The status of the war in the north throughout the year generally depended on the weather. As the dry season started, in November or December, so did North Vietnamese military operations, as fresh troops and supplies flowed down out of North Vietnam on newly passable routes, either down from Dien Bien Phu, across Phong Saly Province on all weather highways, or on Route 7 through Ban Ban, Laos on the northeast corner of the Plain of Jars. The CIA's covert operation's clandestine army would give way, harrying the PAVN and Pathet Lao as they retreated; Raven FACs would direct massive air strikes against the communists by USAF jets and RLAF T-28s to prevent the capture of the Laotian capitals of Vientiane and Luang Prabang. When the rainy season six months later rendered North Vietnamese supply lines inoperable, the Vietnamese communists would recede toward Vietnam.
The war in the southeastern panhandle against the Ho Chi Minh Trail was primarily a massive air interdiction program by the USAF and United States Navy because political constraints kept the trail safe from ground assault from South Vietnam. Raven FACs also directed air strikes here in the southeast; other Forward Air Controllers from South Vietnam, such as Covey FACs from the 20th Tactical Air Support Squadron and Nail FACs from the 23rd Tactical Air Support Squadron, also directed strikes. Other air strikes were planned ahead. Overall coordination of the air campaign was directed by an Airborne Command and Control Center, such as those deployed in Operation Igloo White.

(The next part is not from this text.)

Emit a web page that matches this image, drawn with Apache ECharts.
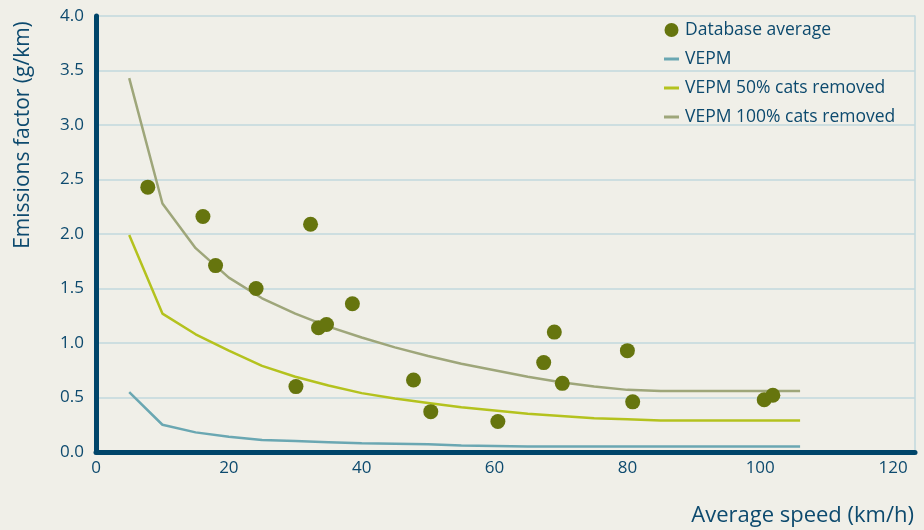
<!DOCTYPE html>
<html>
<head>
<meta charset="utf-8">
<script src="https://cdn.jsdelivr.net/npm/echarts@6/dist/echarts.min.js"></script>
<style>
html,body{margin:0;padding:0;background:#f0efe8;}
#chart{width:924px;height:530px;}
</style>
</head>
<body>
<div id="chart"></div>
<script>
// Database average points: [speed km/h, emissions g/km]
const dbSpeed = [7.8, 16.1, 18.0, 24.1, 30.1, 32.3, 33.5, 34.7, 38.6, 47.8, 50.4, 60.5, 67.4, 69.0, 70.2, 80.0, 80.8, 100.6, 101.9];
const dbValue = [2.43, 2.16, 1.71, 1.50, 0.60, 2.09, 1.14, 1.17, 1.36, 0.66, 0.37, 0.28, 0.82, 1.10, 0.63, 0.93, 0.46, 0.48, 0.52];

// model curves
const curveSpeed = [5, 10, 15, 20, 25, 30, 35, 40, 45, 50, 55, 60, 65, 70, 75, 80, 85, 106];
const vepm      = [0.55, 0.25, 0.18, 0.14, 0.11, 0.10, 0.09, 0.08, 0.075, 0.07, 0.06, 0.055, 0.05, 0.05, 0.05, 0.05, 0.05, 0.05];
const vepm50    = [1.99, 1.27, 1.08, 0.93, 0.79, 0.69, 0.61, 0.54, 0.49, 0.45, 0.41, 0.38, 0.35, 0.33, 0.31, 0.30, 0.29, 0.29];
const vepm100   = [3.43, 2.28, 1.87, 1.60, 1.41, 1.27, 1.15, 1.05, 0.96, 0.88, 0.81, 0.75, 0.69, 0.64, 0.60, 0.57, 0.56, 0.56];

const seriesNames = ['Database average', 'VEPM', 'VEPM 50% cats removed', 'VEPM 100% cats removed'];
const xTicks = [0, 20, 40, 60, 80, 100, 120];

const textColor = '#0d4a6e';
const axisColor = '#00456a';
const gridColor = '#c2d8de';
const font = 'Open Sans';
const lineIcon = 'path://M0,0 L15,0 L15,3 L0,3 Z';

function pairs(xs, ys) { return xs.map((x, i) => [x, ys[i]]); }

const chart = echarts.init(document.getElementById('chart'));
chart.setOption({
  backgroundColor: '#f0efe8',
  animation: false,
  grid: { left: 96, top: 16, right: 9, bottom: 78 },
  legend: {
    orient: 'vertical',
    left: 659,
    top: 16,
    itemWidth: 15,
    itemHeight: 14,
    itemGap: 11,
    symbolKeepAspect: true,
    textStyle: { color: textColor, fontSize: 17.5, fontFamily: font, lineHeight: 17, padding: [0, 0, 0, 1] },
    data: [
      { name: seriesNames[0], icon: 'circle' },
      { name: seriesNames[1], icon: lineIcon },
      { name: seriesNames[2], icon: lineIcon },
      { name: seriesNames[3], icon: lineIcon }
    ]
  },
  xAxis: {
    type: 'value',
    min: 0, max: 123.3, interval: 20,
    axisLine: { show: true, lineStyle: { color: axisColor, width: 5, cap: 'round' } },
    axisTick: { show: false },
    splitLine: { show: false },
    axisLabel: {
      color: textColor, fontSize: 17, fontFamily: font, margin: 8,
      formatter: v => (xTicks.indexOf(v) >= 0 ? String(v) : '')
    }
  },
  yAxis: [{
    type: 'value',
    min: 0, max: 4, interval: 0.5,
    axisLine: { show: true, lineStyle: { color: axisColor, width: 5, cap: 'round' } },
    axisTick: { show: false },
    splitLine: { show: true, lineStyle: { color: gridColor, width: 1.5 } },
    axisLabel: { color: textColor, fontSize: 17, fontFamily: font, margin: 12, formatter: v => v.toFixed(1) }
  }, {
    type: 'value', position: 'right',
    min: 0, max: 4, interval: 0.5,
    axisLine: { show: true, lineStyle: { color: gridColor, width: 1.5 } },
    axisTick: { show: false }, axisLabel: { show: false }, splitLine: { show: false }
  }],
  series: [
    {
      name: seriesNames[3], type: 'line', data: pairs(curveSpeed, vepm100),
      symbol: 'none', lineStyle: { color: '#9ea67a', width: 2.5 }, itemStyle: { color: '#9ea67a' }, z: 2
    },
    {
      name: seriesNames[2], type: 'line', data: pairs(curveSpeed, vepm50),
      symbol: 'none', lineStyle: { color: '#b4c21e', width: 2.5 }, itemStyle: { color: '#b4c21e' }, z: 2
    },
    {
      name: seriesNames[1], type: 'line', data: pairs(curveSpeed, vepm),
      symbol: 'none', lineStyle: { color: '#6aa7b2', width: 2.5 }, itemStyle: { color: '#6aa7b2' }, z: 2
    },
    {
      name: seriesNames[0], type: 'scatter', data: pairs(dbSpeed, dbValue),
      symbol: 'circle', symbolSize: 15, itemStyle: { color: '#66750e', opacity: 1 }, z: 3
    }
  ],
  graphic: [
    {
      type: 'text', x: 23, y: 135, rotation: Math.PI / 2,
      style: { text: 'Emissions factor (g/km)', fill: textColor, font: '21px "Open Sans"', align: 'center', verticalAlign: 'middle' }
    },
    {
      type: 'text', x: 914, y: 516,
      style: { text: 'Average speed (km/h)', fill: textColor, font: '22px "Open Sans"', align: 'right', verticalAlign: 'middle' }
    }
  ]
});
</script>
</body>
</html>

The existence of the conflict in Laos was sometimes reported in the U.S., and described in press reports as the CIA's "Secret War in Laos" because details were largely unavailable due to official government denials that the war existed. The denials were seen as necessary considering that the North Vietnamese government and the U.S. had both signed agreements specifying the neutrality of Laos. U.S. involvement was considered necessary because the DRV had effectively conquered a large part of the country and was equally obfuscating its role in Laos. Despite these denials, however, the Civil War was actually the largest U.S. covert operation prior to the Soviet–Afghan War, with areas of Laos controlled by North Vietnam subjected to years of intense US aerial bombardment, representing the heaviest bombing campaign in history.〔(【引用サイトリンク】title= Bombing Laos )〕〔.〕 Overshadowing it all was the struggle of the Cold War, with the United States' policy of the containment of communism and the policies of the People's Republic of China and the Soviet Union of spreading communism via subversion and insurgency.